Abstract Enhancing the critical heat flux (CHF) of external reactor vessel cooling (ERVC) to achieve the strategy of in-vessel retention (IVR) has been deemed as an essential requirement for the security of modern commercial PWR nuclear power plants. A new type of multi-scale conical pin fin structures had been designed to meet this need. These conical structures of four different axial heights (1.0, 1.5, 2.0 & 2.5mm) and similar radial geometric parameters were fabricated on four heating surfaces of copper substrates by supersonic cold gas spray technique (SCGS), and the conical pin fin structures were combined with a thin layer of micro porous structures. Transient-state (quenching) and steady-state (heating) pool boiling experiments had been respectively conducted on 6 different downward-facing surfaces under different inclination angles including 5°, 30°, 45°, 60°, 75° & 90° (in vertical), which included above-mentioned four pin fin surfaces, a plain surface and a coated surface covered with a 1mm-thick layer of uniform porous coating fabricated by SCGS with copper particles.
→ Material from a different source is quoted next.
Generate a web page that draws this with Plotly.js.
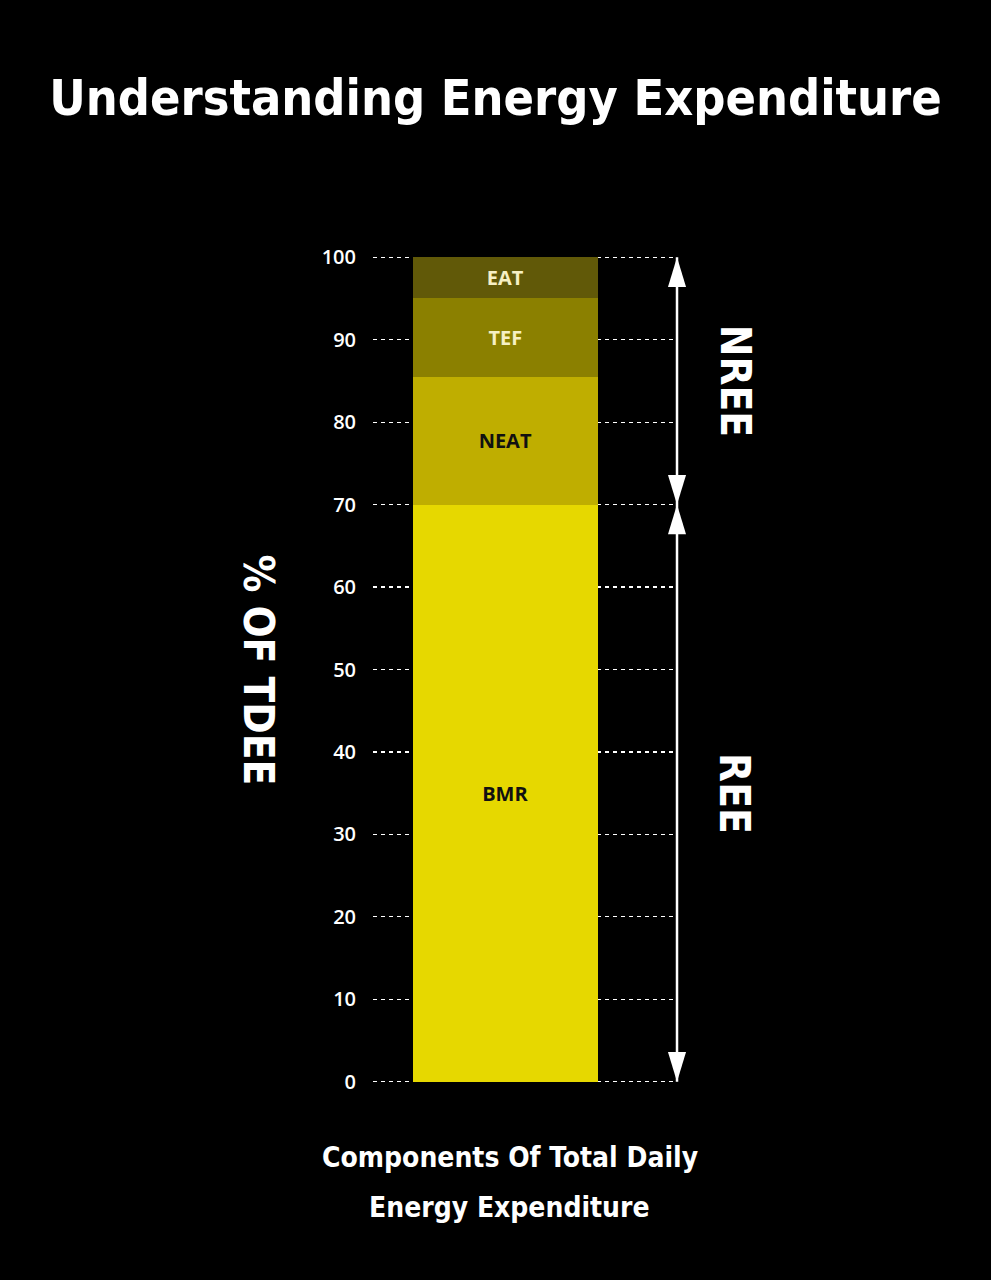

The experimental results showed that the CHF increased with the inclination angles. The CHF of all the SCGS-modified surfaces were significantly enhanced compared with those of the plain surface. The maximum CHF value and the maximum CHF enhancement belonged to the 2.0mm-height pin fin surface whose CHF values were more than 1.7 times of those of the plain surface, and up to 2.1 times in 90°. The 1.0mm pin fin surface had the greatest performance in boiling heat transfer coefficient (HTC) and its CHF-enhancing performance also greatly exceeded that of 1.0mm uniform porous coating surface. Remarkable performances of multi-scale conical pin fin structures had been experimentally confirmed, hence the safety margin of IVR-ERVC will be greatly enhanced after adopting them. In addition, the CHF enhancement mechanism of the multi-scale conical pin fin structures was analyzed.